The conference is necessarily situated at the confluence of several disciplines. Historical-environmental study skills will be invaluable to unravelling long-term processes that constitute a region, especially the layering of different identities and modes of production over time. However, importantly, a region is not just a space. On the contrary, there is a dynamic of space and society that accords the peoples inhabiting a region with a sense of place. Sociological and literary expertise will thus be required to identify and analyse the cultural material practices that constitute regional spaces into geo-cultural places. Furthermore, the presence of the region in politics has long been a field of inquiry in political science – especially with regard to debates over the constitution of individual states and questions of self-determination.
In light of the above, the organisers call for the submission of abstracts for case studies of South Asian regions. (Studies from other world regions will be considered on comparative/conceptual merit.)
How to participate:
Interested scholars should submit their work address, provisional paper title and one page abstract to the organising committee at firstname.lastname@example.org
Proposals for special sessions within the conference will be considered by the organising committee.

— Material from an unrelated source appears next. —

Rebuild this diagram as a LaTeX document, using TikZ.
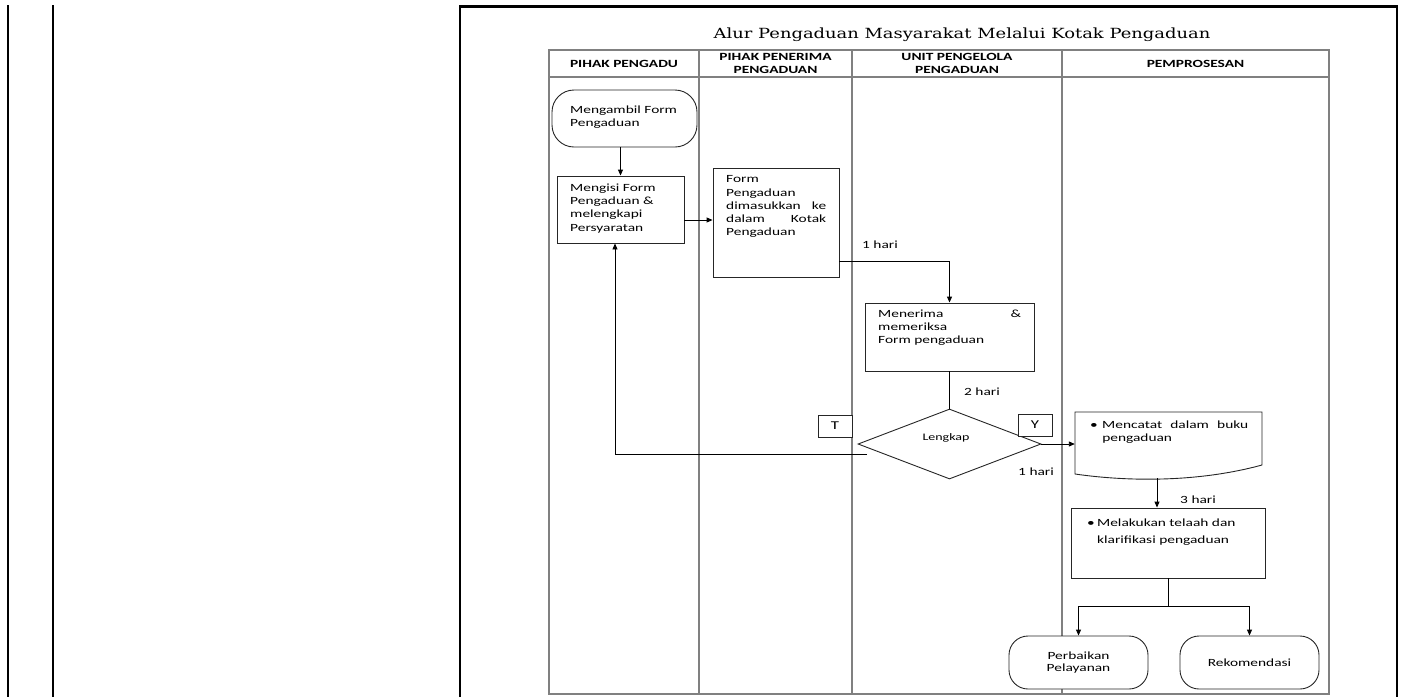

Delegates employed/sponsored by institutions outside of South Asia will be required to pay a registration fee of 150 USD. Concessions may be granted.
All delegates with accepted papers have the option of staying without charge November 24th to November 28th in clean and comfortable guesthouse accommodation adjacent to the conference venue. (N.B. This applies to South Asian and international delegates alike.)
The opening address will be given by Professor David Seddon, author of many important works on Third World social formations.
The conference website (www.arts.yorku.ca/neoliberalism) will be up-dated with further details.
The conference is organised as an interdisciplinary and politically independent gathering. The organisers are of the opinion that an open and democratic debate is necessary of the issues faced by South Asian populations.
The conference finances will be available for inspection at the close of proceedings. Copies of receipts for all donations and expenditures will be available on request.
Executive organisers are Kumar Sanjay Singh and Simon Chilvers.